2. Criteria the public reporting suggests AIPAC uses to pick targets
Available reporting shows AIPAC prioritizes candidates based on alignment with pro-Israel positions and votes on aid packages: recipients include lawmakers who backed major military aid packages and leaders who advanced those priorities — for example, AIPAC’s PAC gave sizable sums to top congressional leaders and members who supported aid to Israel [2] [5]. The organization also appears to bankroll challengers or run opposition ads via outside groups against incumbents it views as insufficiently supportive, as seen in its super PAC activity during Democratic primaries [3].
3. Money volumes and patterns that shape decisions
Financial filings and reporting document both scale and strategy: AIPAC’s PAC became one of the largest PAC contributors in recent cycles — more than $55.2 million in 2023–24 — and reported $12.7 million in PAC contributions in the first half of 2025 as it lobbied for additional military aid [2] [3]. The volume lets AIPAC spread smaller checks widely while also making large joint-fundraising or earmarked donations to key leaders and committees [2] [4].
4. Tactical levers beyond checks: earmarks, joint fundraising, and committee gifts
Reporting shows AIPAC has used mechanisms to amplify impact beyond the usual PAC limits: it has funneled large sums into joint fundraising committees and donated to leaders’ fundraising committees, resulting in six-figure transfers to top congressional figures [2] [4]. Some articles argue AIPAC’s structure allowed donations “far larger than the $5,000 per election limit that most PACs must abide by,” by routing funds through joint committees and donor-directed mechanisms [4].

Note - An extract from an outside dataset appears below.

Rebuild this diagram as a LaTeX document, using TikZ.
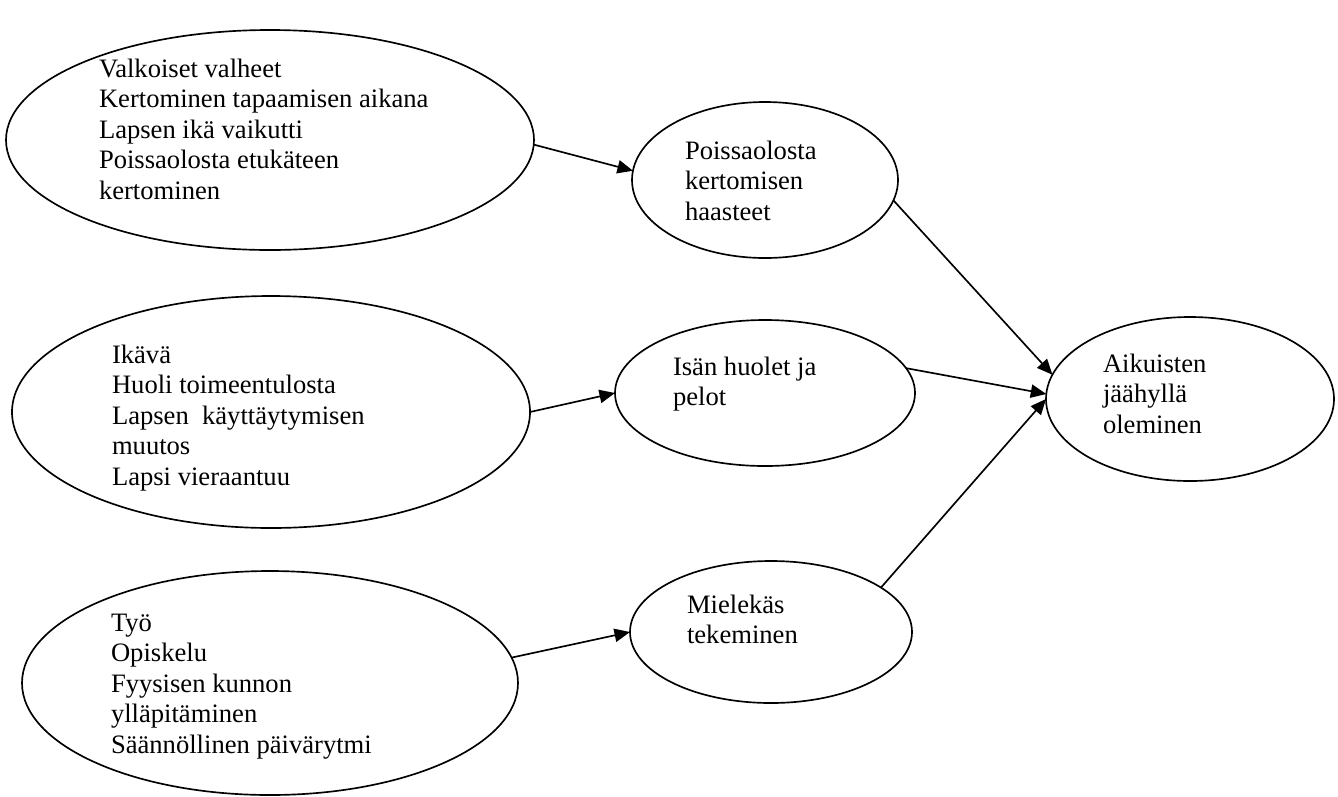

5. Political calculus: bipartisan reach and targeting critics
AIPAC publicly and in filings emphasizes supporting both Democrats and Republicans who back its priorities, claiming to have supported 361 candidates across parties in 2024 [1]. Reporting also documents strategic targeting of intra-party critics: its super PAC activity in 2021–2024 focused on Democratic primaries to oppose members labeled insufficiently supportive of Israel, with documented efforts to unseat or weaken high-profile critics [3].
6. Critics’ view and transparency concerns
Critics and watchdogs argue AIPAC’s model concentrates donor influence and can obscure the ultimate source and intent of money flows; multiple outlets describe AIPAC acting as a conduit for individual donors and operating a "dark money" network and allied super PACs to maximize electoral influence [3] [6] [7]. Trackers and advocacy sites catalogue donors and ties, and raise concerns about the scale and political impact of coordinated spending [8] [6].
7. What the available sources do not say, and limits of public reporting
Available sources do not provide an internal, step-by-step decision memo from AIPAC naming precise selection criteria, weighting formulas, or internal deliberations behind each contribution; instead, public knowledge is reconstructed from FEC filings, PAC disclosures, and investigative reporting that show patterns of spending, recipients, and tactics [9] [3]. For definitive internal rules or a ranked list of priorities, available sources do not mention such documents.
8. Takeaway for observers and reporters
Public records and reporting make clear AIPAC’s funding decisions are driven by a mix of strategic priorities (protecting and expanding U.S. support for Israel), donor-directed flows, and tactical use of PAC and outside-spending vehicles to reward allies and penalize critics; the group’s scale and use of conduit donations and joint committees magnify its influence, a reality that both supporters and critics publicly acknowledge [1] [3] [2].